What is Wrongful Death?
A wrongful death claim is typically filed by close family members of a person who has died due to the negligence or misconduct of another party.
The claim is intended to compensate these individuals for financial losses they have sustained due to the death. Family members may sue the person responsible whether the act was accidental or intentional.
A wrongful death action may be filed after a criminal trial. To win a criminal conviction, prosecutors must prove that a defendant is guilty beyond a reasonable doubt. The requirements are lower in a civil court. To win a civil trial, a plaintiff must show that the defendant is liable based on a preponderance of the evidence. Thus, a defendant may be found liable in a civil trial even if he or she was exonerated in a criminal trial.
Who Can Sue
State laws specify which parties are entitled to damages in a wrongful death claim. These typically include the deceased person's spouse and children. In some states, they may also include stepchildren, domestic partners, and parents if these individuals are dependents of the deceased person.
The fact that someone is a relative of the decedent (deceased person) or is named in the decedent's will does not guarantee that he or she can receive damages in a wrongful death suit. As a general rule, a person is eligible for damages only if he or she had a close relationship with the decedent.
All parties seeking damages for a wrongful death must join a single suit.
This ensures that the defendant won't have to defend multiple suits stemming from the same death. In some states, the suit may be filed by a family member. Other states require the suit to be filed by a personal representative of the deceased person. The representative is appointed by a court.
Once a wrongful death claim has been settled, the damages are distributed to the claimants. State law determines how the damages are apportioned.
The types of damages plaintiffs may seek vary from state to state. In many states, plaintiffs may seek damages for the following:
- Medical expenses incurred on the deceased person's behalf prior to death
- Funeral and burial expenses incurred by survivors
- Loss of support. This includes wages and benefits the decedent would have earned
- Loss of inheritance
- Loss of services the decedent provided
- Loss of love, affection, care and nurturing
- Pain and suffering of survivors
Wrongful death claims are subject to a statute of limitations. This means that claims must be filed within a specified time period of the death. The limitation period is typically two or three years. In some states, the statute of limitations begins running at the time of the injury rather than the time of death.
Many states prohibit punitive damages in wrongful death cases. An exception may apply if the death was due to an egregious act committed by the defendant.
A wrongful death suit may be filed against your business anytime a person dies due to an accidental or intentional act committed by an employee or anyone else for whom your business is vicariously liable.

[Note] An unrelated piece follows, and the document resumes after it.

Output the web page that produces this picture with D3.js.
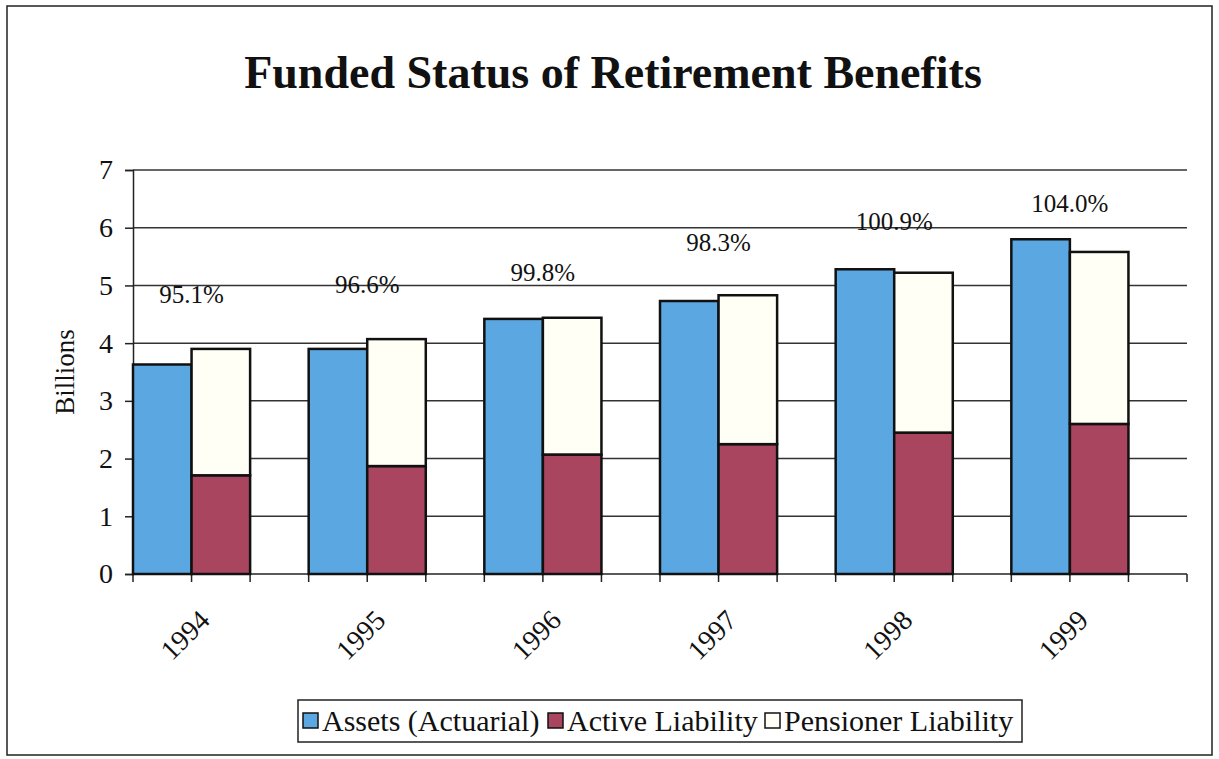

The suit may be filed against your business, your employee, or both. A claim may occur after a death caused by an auto accident, medical malpractice, a faulty product or an accident that occurs on your premises. A work-related death of an employee can also generate a wrongful death suit.
Under commercial liability policies, wrongful death claims are treated in the same manner as other bodily injury claims. If the plaintiff can show that your (or your employee's) negligence triggered the accident or occurrence that caused the decedent's death, the claim may be covered by your general liability, auto liability or other liability insurance.
Note that liability policies do not cover claims stemming from acts that were intended to cause harm. A wrongful death claim that results from such an act will not be covered by your liability insurance.
In some states, the defendant in a wrongful death suit may also be subject to a survivor lawsuit. A survivor suit is brought by the decedent's estate, not by individual family members. A survivor suit may be permitted if the deceased person lived for some time after the accident. The estate may seek damages for pain and suffering the decedent endured after the injury and before his or her death. The estate may also sue to loss of wages and benefits. Damages awarded to the estate are distributed to the decedent's heirs based on a will or other legal document.